Mevsimlik İşçilerin sorunlarıyla ilgili geçmişte yazdığım yazıları Meclise taşıyan ve ülkemizde ilk kez bir Başbakanlık Genelgesi’nin çıkarılmasını sağlayan eski Milletvekilimiz Sayın Mehmet Emin Ekmen’in çabalarını unutmuyorum.

O malum Başbakanlık Genelgesi ile mevsimlik işçilerimiz ulaşım, konaklama, eğitim, sağlık başta olmak üzere kısmen rahat nefes aldı. Ancak gerekli denetim yapılmadığını ve mevsimlik emekçilerin yine büyük zorluklar yaşadıkları gerçeğini de hatırlatayım.

Okulların yaz tatiline girmesiyle birlikte, bu köşede “Haydi Kızlar Çapaya” ve ‘Haydi Çocuklar Çalışmaya’ başlıklı nice yazılar yazarak hem emek sömürüsüne, hem çalışan çocuklar gerçeğine dikkat çekip durdum. Ne yazık ki toplumsal meselelerimizle(Hatta petrol kirliliği, içme suyumuzdaki fenol, asbestli su boruları, sularımızın analizleri gibi konularda da) ilgili yerel basında uzun yorumlar yapan meslektaşlarım pek olmadığı için etkili bir kamuoyu oluşturamıyorum…

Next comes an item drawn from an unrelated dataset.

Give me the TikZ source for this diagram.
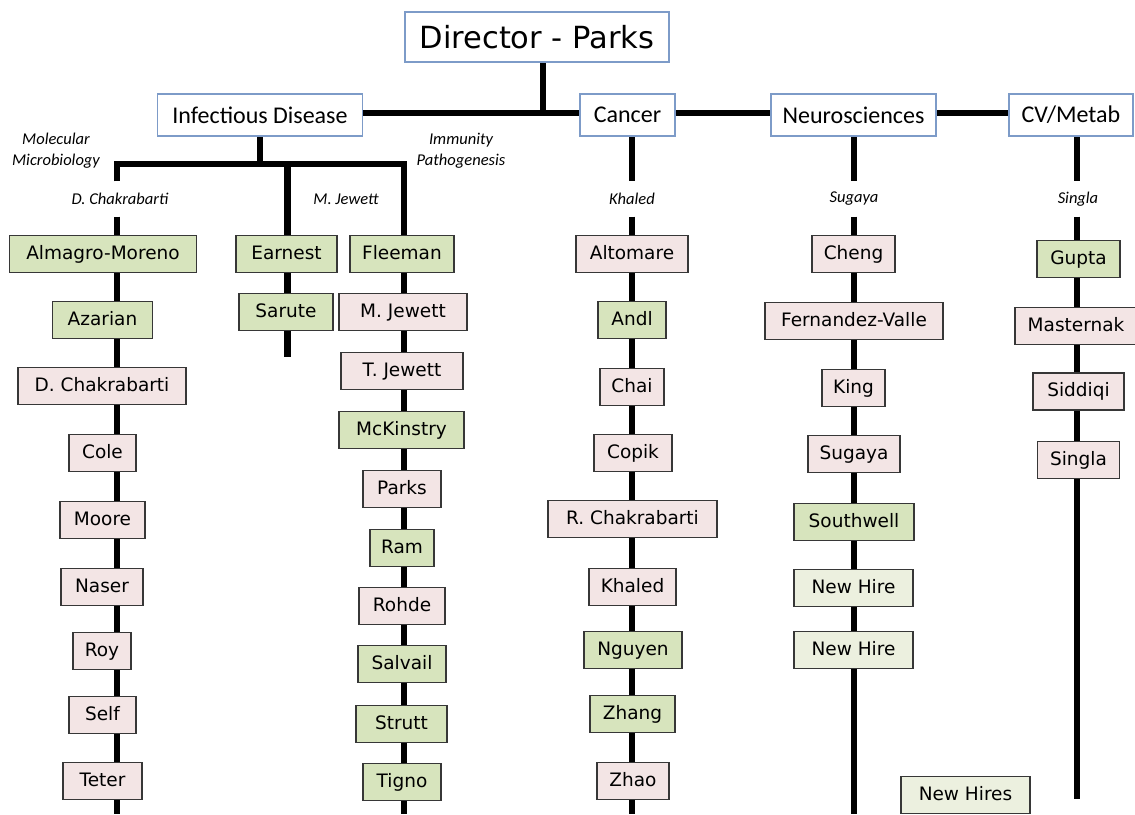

İki günlük değerlendirme ile bu meseleyi kapatacağımı tasarlamıştım, çocuklarımızın üzerimizdeki hakları ve önemine binaen yarın ki yazımda da inşallah bu konuyu işleyeceğim. İnşallah bu mesele hakkında yıllardır susmadığımı gösteren kanıtlar sunacağım.